In Halmstad, there are conflicts with the Lion Ferry owned by Bonnier, which runs the car ferry route between Halmstad and Århus. Skagenlinjen has obtained an attractive quay-berth just south of the Castle Bridge in the city centre and this benefit is fought intensively by the Lion Ferry. Skagenlinjen’s intensive advertising campaign also raises debate in the local press.
The lines from Uddevalla, Lysekil and Halmstad are run only as summer lines and the service is cancelled when the season is over. It will return to Lysekil the following year, but not to the other two towns.
The first ferry line
In the spring of 1963 Sten A. Olsson is nurturing plans to convert his privately owned cargo-ship STEFAN into a passenger ship. It is announced in the press that the work is to be done at the Sölvesborg shipyard, that the line is to be Lysekil – Skagen, and that its name will be SKAGEN III. These plans are shelved, however, when Skagenlinjen instead comes upon the opportunity to buy a used car ferry.
At the end of May 1963, the newspaper Skagens Avis writes that the Skagen line has had such great successes that the shipping company will buy Grenå – The Hundested ferry ISEFJORD, built in 1935. It is meant to be put on the Gothenburg – Skagen line on the 15th of June. But the recently bought ISEFJORD with a capacity for 350 passengers and 60 cars will never arrive to Gothenburg. It is rumoured that Sten A. Olsson considers her to be to old and ugly to be suitable there. Instead, she is sent to a shipyard in Kiel for reconstruction. As opposed to the Skagen boats, ISEFJORD gets a blue hull and KL instead of S on the chimney.
A line between Naksov on Lolland and Kiel is estimated to be able to compete with the newly opened ‘Fågelflyktlinjen:’ the Rödby – Puttgarden line. It is true that the crossing time is as long as 4,5 hours but ISEFJORD competes by having low costs and by having highly populated areas on both sides. The ticket prices are set somewhat lower than those of the competing line.
The ferry starts to run on the 1st of September and continues all year round on the line Naksov-Kiel. The enterprise is run by the recently formed subsidiary A/S Kiel-Naksovlinjen and the flag is Danish. The Skagen line and the management in Gothenburg are always found in the background with exciting
plans for how the Kiel service may be developed in the future.
The beginning of something great
The idea of the business model is practically unheard-of during the early 1960s. In retrospect, the Skagenlinjen philosophy may be described this way: manage service traffic for passengers with fully booked ships, where the sales on board in restaurants, bars and kiosks are maximised. With this business plan, the ticket profits are slim. Skagenlinjen voluntarily hands out free tickets since the probabilities for profits on board are so much higher.
In addition to the traditional sales, on board there are also the incredibly popular and profitable ‘slot machines.’ Every journey generates very large gains in total. The money is delivered in bags from the ships and is then transported to the bank.
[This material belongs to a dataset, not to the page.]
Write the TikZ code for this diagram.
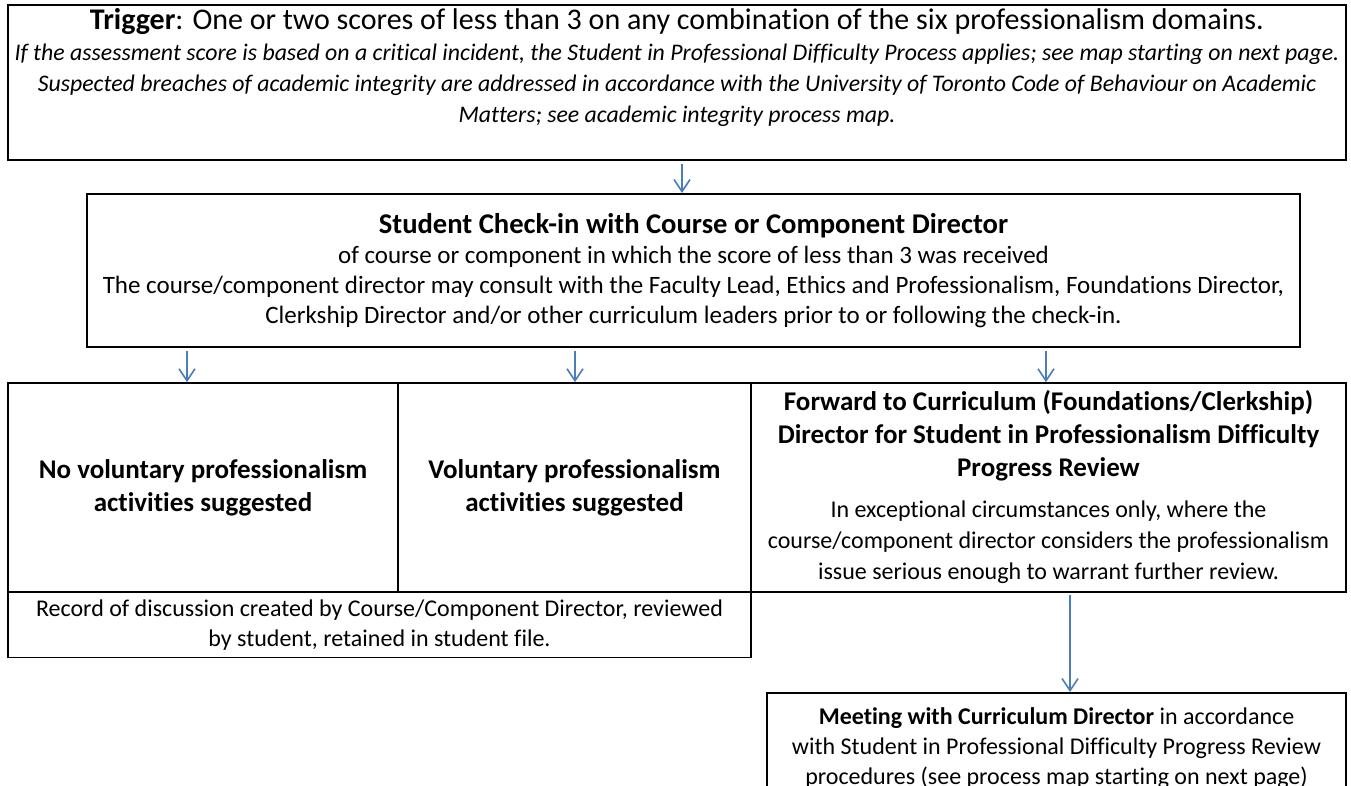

In March of 1963, Skagenlinjen gets its own chimney brand, created by head of technology Helge Olofsson and the ship architect Tage Wandborg at Knud E. Hansen AS. It consists of a big white S on a red stripe, edged by two slim white stripes on a black background. The S ends in a stylised ship with a forward-facing stern. The brand will become classic and spread all over the world.
In this way, the Skagenlinjen enterprise gets its own, unified, and clear image. It contributes to the creation of an image of youth, popularity, and festivity around the new excursion trips. This is the background for the future Stena Line.